TAIPEI (Taiwan News) — A teacher's union on Tuesday (March 26) called for a 25% pay hike for foreign teachers at the British Council Taiwan (BCTW) after a 20-year pay freeze.
In a press release issued that day, the Taiwan Higher Education Union (THEU) said that BCTW teachers have formed a branch of the union “after 20 years of management ignoring requests to increase salary scales to deal with cost of living increases.” The union said that over that period, the minimum wage has nearly doubled while inflation has risen by 25%.
The union said that BCTW requires its teachers to have internationally recognized qualifications and at least two years of teaching experience. To be promoted to a higher pay tier, teachers must obtain masters' level qualifications in language instruction and undergo additional training and development.
According to the union, clients are aware of these stringent requirements and are therefore willing to pay tuition fees that are substantially higher than the average. The union then pointed out the following key issues
Adjust the salaries and part-time rates to match the rising cost of living since 2004
Pay additional compensation for teachers required to work on weekends and evenings
Provide the correct amount of annual leave and sick leave pay for hourly contract teachers
Address the substantially increased workloads since the pay scale was first set
Compensate long-term teacher who was laid off without being provided the full severance package
The union said that management has agreed to provide severance for the former employee and pledged to provide part-timers annual leave and sick leave pay as required by law. However, the instructors are not convinced that “no longer breaking the law is a sufficient standard for the British Council,” and hold “little faith” that the management will honor its claims that it will consider pay raises.
THEU estimates that student fees have surged by at least 35% since 2016 and rise by about 5% per year. Since the BCTW opened an English training center in Taipei City's Xinyi District in 2004, the THEU estimates fees have doubled while teachers' salary scales have remained unadjusted.
What was one teaching center will soon expand to four with 2,000 students paying fees that are “douple the cost of many other English language cram schools in Taipei” according to the union. THEU alleges that a significant share of the total income is net profit that “leaves Taiwan to be added to the general company surplus, which is partly used to pay the wages of managers abroad.”

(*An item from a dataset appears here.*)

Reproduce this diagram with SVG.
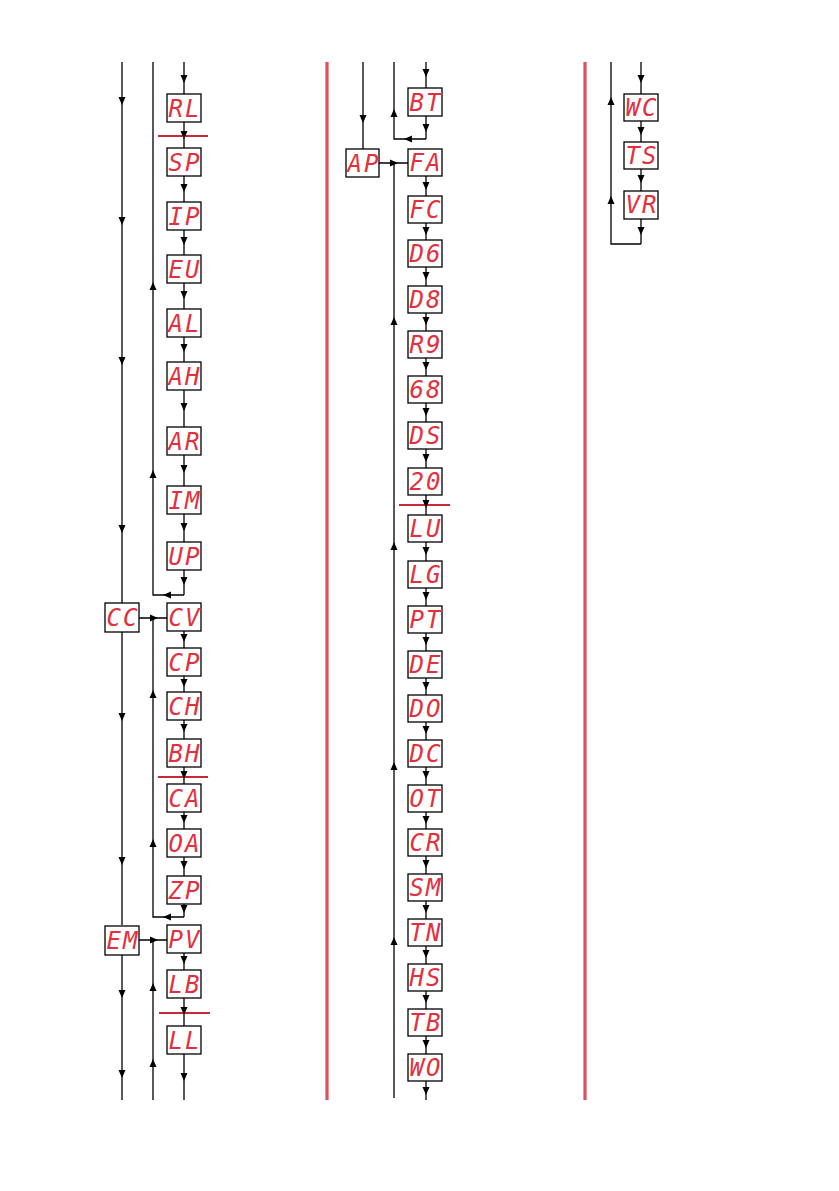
<svg xmlns="http://www.w3.org/2000/svg" xmlns:xlink="http://www.w3.org/1999/xlink" width="839" height="1191" viewBox="0 0 839 1191">
<style>
.b{fill:#fff;stroke:#000;stroke-width:1.3}
.t{font-family:"DejaVu Sans Mono","Liberation Mono",monospace;font-size:24px;font-style:italic;fill:#e4303c;text-anchor:middle;letter-spacing:2px}
.l{stroke:#000;stroke-width:1.3;fill:none}
.rh{stroke:#c8283a;stroke-width:2.2}
.rv{stroke:#e0505c;stroke-width:3.2}
.a{fill:#000}
</style>
<defs>
<path id="ad" d="M-3.5,-5 L3.5,-5 L0,3 Z"/>
<path id="au" d="M-3.5,5 L3.5,5 L0,-3 Z"/>
<path id="al" d="M5,-3.5 L5,3.5 L-3,0 Z"/>
<path id="ar" d="M-5,-3.5 L-5,3.5 L3,0 Z"/>
</defs>
<rect width="839" height="1191" fill="#fff"/>
<g id="separators">
<line class="rv" x1="327" y1="62" x2="327" y2="1100"/>
<line class="rv" x1="585" y1="62" x2="585" y2="1100"/>
<line class="rh" x1="158" y1="136" x2="208" y2="136"/>
<line class="rh" x1="158" y1="777" x2="208" y2="777"/>
<line class="rh" x1="159" y1="1013" x2="210" y2="1013"/>
<line class="rh" x1="399" y1="505" x2="450" y2="505"/>
</g>
<g id="connectors">
<path class="l" d="M122,62 V603 M122,632 V925 M122,955 V1100"/>
<path class="l" d="M153,62 V595 H184 M184,570 V595"/>
<path class="l" d="M139,618 H167 M153,618 V917 H184 M184,904 V917"/>
<path class="l" d="M139,940 H167 M153,940 V1100"/>
<path class="l" d="M184,62 V94 M184,122 V148 M184,176 V202 M184,230 V255 M184,283 V309 M184,337 V362 M184,390 V427 M184,455 V486 M184,514 V542 M184,631 V648 M184,676 V692 M184,720 V739 M184,767 V784 M184,812 V829 M184,857 V876 M184,953 V970 M184,998 V1026 M184,1054 V1100"/>
<g class="a">
<use xlink:href="#ad" x="122" y="102"/><use xlink:href="#ad" x="122" y="222"/><use xlink:href="#ad" x="122" y="362"/><use xlink:href="#ad" x="122" y="530"/>
<use xlink:href="#ad" x="122" y="718"/><use xlink:href="#ad" x="122" y="862"/><use xlink:href="#ad" x="122" y="995"/><use xlink:href="#ad" x="122" y="1075"/>
<use xlink:href="#au" x="153" y="285"/><use xlink:href="#au" x="153" y="473"/><use xlink:href="#au" x="153" y="693"/><use xlink:href="#au" x="153" y="842"/><use xlink:href="#au" x="153" y="986"/><use xlink:href="#au" x="153" y="1062"/>
<use xlink:href="#al" x="166" y="595"/><use xlink:href="#al" x="166" y="917"/>
<use xlink:href="#ar" x="155" y="618"/><use xlink:href="#ar" x="155" y="940"/>
<use xlink:href="#ad" x="184" y="80"/><use xlink:href="#ad" x="184" y="136"/><use xlink:href="#ad" x="184" y="189"/><use xlink:href="#ad" x="184" y="242"/><use xlink:href="#ad" x="184" y="296"/><use xlink:href="#ad" x="184" y="349"/><use xlink:href="#ad" x="184" y="408"/><use xlink:href="#ad" x="184" y="470"/><use xlink:href="#ad" x="184" y="528"/><use xlink:href="#ad" x="184" y="582"/>
<use xlink:href="#ad" x="184" y="639"/><use xlink:href="#ad" x="184" y="684"/><use xlink:href="#ad" x="184" y="729"/><use xlink:href="#ad" x="184" y="776"/><use xlink:href="#ad" x="184" y="820"/><use xlink:href="#ad" x="184" y="866"/><use xlink:href="#ad" x="184" y="910"/>
<use xlink:href="#ad" x="184" y="961"/><use xlink:href="#ad" x="184" y="1012"/><use xlink:href="#ad" x="184" y="1078"/>
</g>
<path class="l" d="M363,62 V149"/>
<path class="l" d="M394,62 V139 H426 M426,115 V139"/>
<path class="l" d="M379,163 H408 M394,163 V1098"/>
<path class="l" d="M426,62 V88 M426,176 V196 M426,223 V240 M426,267 V286 M426,313 V331 M426,358 V376 M426,403 V422 M426,449 V468 M426,495 V515 M426,542 V561 M426,588 V606 M426,633 V651 M426,678 V695 M426,722 V740 M426,767 V785 M426,812 V829 M426,856 V874 M426,901 V919 M426,946 V964 M426,991 V1009 M426,1036 V1054 M426,1081 V1100"/>
<g class="a">
<use xlink:href="#ad" x="363" y="120"/>
<use xlink:href="#au" x="394" y="112"/>
<use xlink:href="#al" x="407" y="139"/>
<use xlink:href="#ar" x="395" y="163"/>
<use xlink:href="#au" x="394" y="320"/><use xlink:href="#au" x="394" y="545"/><use xlink:href="#au" x="394" y="765"/><use xlink:href="#au" x="394" y="940"/>
<use xlink:href="#ad" x="426" y="74"/><use xlink:href="#ad" x="426" y="129"/>
<use xlink:href="#ad" x="426" y="187"/><use xlink:href="#ad" x="426" y="232"/><use xlink:href="#ad" x="426" y="277"/><use xlink:href="#ad" x="426" y="322"/><use xlink:href="#ad" x="426" y="367"/><use xlink:href="#ad" x="426" y="413"/><use xlink:href="#ad" x="426" y="459"/><use xlink:href="#ad" x="426" y="505"/>
<use xlink:href="#ad" x="426" y="552"/><use xlink:href="#ad" x="426" y="597"/><use xlink:href="#ad" x="426" y="642"/><use xlink:href="#ad" x="426" y="687"/><use xlink:href="#ad" x="426" y="731"/><use xlink:href="#ad" x="426" y="776"/><use xlink:href="#ad" x="426" y="821"/><use xlink:href="#ad" x="426" y="865"/><use xlink:href="#ad" x="426" y="910"/><use xlink:href="#ad" x="426" y="955"/><use xlink:href="#ad" x="426" y="1000"/><use xlink:href="#ad" x="426" y="1045"/><use xlink:href="#ad" x="426" y="1092"/>
</g>
<path class="l" d="M611,62 V244 H641 M641,219 V244"/>
<path class="l" d="M641,62 V94 M641,121 V142 M641,169 V191"/>
<g class="a">
<use xlink:href="#au" x="611" y="100"/><use xlink:href="#au" x="611" y="199"/>
<use xlink:href="#ad" x="641" y="80"/><use xlink:href="#ad" x="641" y="132"/><use xlink:href="#ad" x="641" y="180"/><use xlink:href="#ad" x="641" y="232"/>
</g>
</g>
<g id="CC"><rect class="b" x="105" y="603" width="34" height="29"/><text class="t" x="123" y="626">CC</text></g>
<g id="EM"><rect class="b" x="105" y="926" width="34" height="29"/><text class="t" x="123" y="949">EM</text></g>
<g id="RL"><rect class="b" x="167" y="94" width="34" height="28"/><text class="t" x="185" y="117">RL</text></g>
<g id="SP"><rect class="b" x="167" y="148" width="34" height="28"/><text class="t" x="185" y="171">SP</text></g>
<g id="IP"><rect class="b" x="167" y="202" width="34" height="28"/><text class="t" x="185" y="225">IP</text></g>
<g id="EU"><rect class="b" x="167" y="255" width="34" height="28"/><text class="t" x="185" y="278">EU</text></g>
<g id="AL"><rect class="b" x="167" y="309" width="34" height="28"/><text class="t" x="185" y="332">AL</text></g>
<g id="AH"><rect class="b" x="167" y="362" width="34" height="28"/><text class="t" x="185" y="385">AH</text></g>
<g id="AR"><rect class="b" x="167" y="427" width="34" height="28"/><text class="t" x="185" y="450">AR</text></g>
<g id="IM"><rect class="b" x="167" y="486" width="34" height="28"/><text class="t" x="185" y="509">IM</text></g>
<g id="UP"><rect class="b" x="167" y="542" width="34" height="28"/><text class="t" x="185" y="565">UP</text></g>
<g id="CV"><rect class="b" x="167" y="603" width="34" height="28"/><text class="t" x="185" y="626">CV</text></g>
<g id="CP"><rect class="b" x="167" y="648" width="34" height="28"/><text class="t" x="185" y="671">CP</text></g>
<g id="CH"><rect class="b" x="167" y="692" width="34" height="28"/><text class="t" x="185" y="715">CH</text></g>
<g id="BH"><rect class="b" x="167" y="739" width="34" height="28"/><text class="t" x="185" y="762">BH</text></g>
<g id="CA"><rect class="b" x="167" y="784" width="34" height="28"/><text class="t" x="185" y="807">CA</text></g>
<g id="OA"><rect class="b" x="167" y="829" width="34" height="28"/><text class="t" x="185" y="852">OA</text></g>
<g id="ZP"><rect class="b" x="167" y="876" width="34" height="28"/><text class="t" x="185" y="899">ZP</text></g>
<g id="PV"><rect class="b" x="167" y="925" width="34" height="28"/><text class="t" x="185" y="948">PV</text></g>
<g id="LB"><rect class="b" x="167" y="970" width="34" height="28"/><text class="t" x="185" y="993">LB</text></g>
<g id="LL"><rect class="b" x="167" y="1026" width="34" height="28"/><text class="t" x="185" y="1049">LL</text></g>
<g id="AP"><rect class="b" x="346" y="149" width="33" height="28"/><text class="t" x="364" y="172">AP</text></g>
<g id="BT"><rect class="b" x="408" y="88" width="34" height="28"/><text class="t" x="426" y="111">BT</text></g>
<g id="FA"><rect class="b" x="408" y="149" width="34" height="27"/><text class="t" x="426" y="171">FA</text></g>
<g id="FC"><rect class="b" x="408" y="196" width="34" height="27"/><text class="t" x="426" y="218">FC</text></g>
<g id="D6"><rect class="b" x="408" y="240" width="34" height="27"/><text class="t" x="426" y="262">D6</text></g>
<g id="D8"><rect class="b" x="408" y="286" width="34" height="27"/><text class="t" x="426" y="308">D8</text></g>
<g id="R9"><rect class="b" x="408" y="331" width="34" height="27"/><text class="t" x="426" y="353">R9</text></g>
<g id="n68"><rect class="b" x="408" y="376" width="34" height="27"/><text class="t" x="426" y="398">68</text></g>
<g id="DS"><rect class="b" x="408" y="422" width="34" height="27"/><text class="t" x="426" y="444">DS</text></g>
<g id="n20"><rect class="b" x="408" y="468" width="34" height="27"/><text class="t" x="426" y="490">20</text></g>
<g id="LU"><rect class="b" x="408" y="515" width="34" height="27"/><text class="t" x="426" y="537">LU</text></g>
<g id="LG"><rect class="b" x="408" y="561" width="34" height="27"/><text class="t" x="426" y="583">LG</text></g>
<g id="PT"><rect class="b" x="408" y="606" width="34" height="27"/><text class="t" x="426" y="628">PT</text></g>
<g id="DE"><rect class="b" x="408" y="651" width="34" height="27"/><text class="t" x="426" y="673">DE</text></g>
<g id="DO"><rect class="b" x="408" y="695" width="34" height="27"/><text class="t" x="426" y="717">DO</text></g>
<g id="DC"><rect class="b" x="408" y="740" width="34" height="27"/><text class="t" x="426" y="762">DC</text></g>
<g id="OT"><rect class="b" x="408" y="785" width="34" height="27"/><text class="t" x="426" y="807">OT</text></g>
<g id="CR"><rect class="b" x="408" y="829" width="34" height="27"/><text class="t" x="426" y="851">CR</text></g>
<g id="SM"><rect class="b" x="408" y="874" width="34" height="27"/><text class="t" x="426" y="896">SM</text></g>
<g id="TN"><rect class="b" x="408" y="919" width="34" height="27"/><text class="t" x="426" y="941">TN</text></g>
<g id="HS"><rect class="b" x="408" y="964" width="34" height="27"/><text class="t" x="426" y="986">HS</text></g>
<g id="TB"><rect class="b" x="408" y="1009" width="34" height="27"/><text class="t" x="426" y="1031">TB</text></g>
<g id="WO"><rect class="b" x="408" y="1054" width="34" height="27"/><text class="t" x="426" y="1076">WO</text></g>
<g id="WC"><rect class="b" x="624" y="94" width="34" height="27"/><text class="t" x="642" y="116">WC</text></g>
<g id="TS"><rect class="b" x="624" y="142" width="34" height="27"/><text class="t" x="642" y="164">TS</text></g>
<g id="VR"><rect class="b" x="624" y="191" width="34" height="28"/><text class="t" x="642" y="213">VR</text></g>
</svg>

The union cited the BCTW's most recent report as stating that 650 employees of the company worldwide made over NT$2.4 million in 2022-23, 119 more staff than in 2021-22. THEU accused the company's executives of refusing to make any salary change to “make any offer that our members can take seriously in light of 20 years of inflation and absolutely no pay raise.”
The union closed by threatening to “take action” if the company does not provide offers that members consider "fair and reasonable.”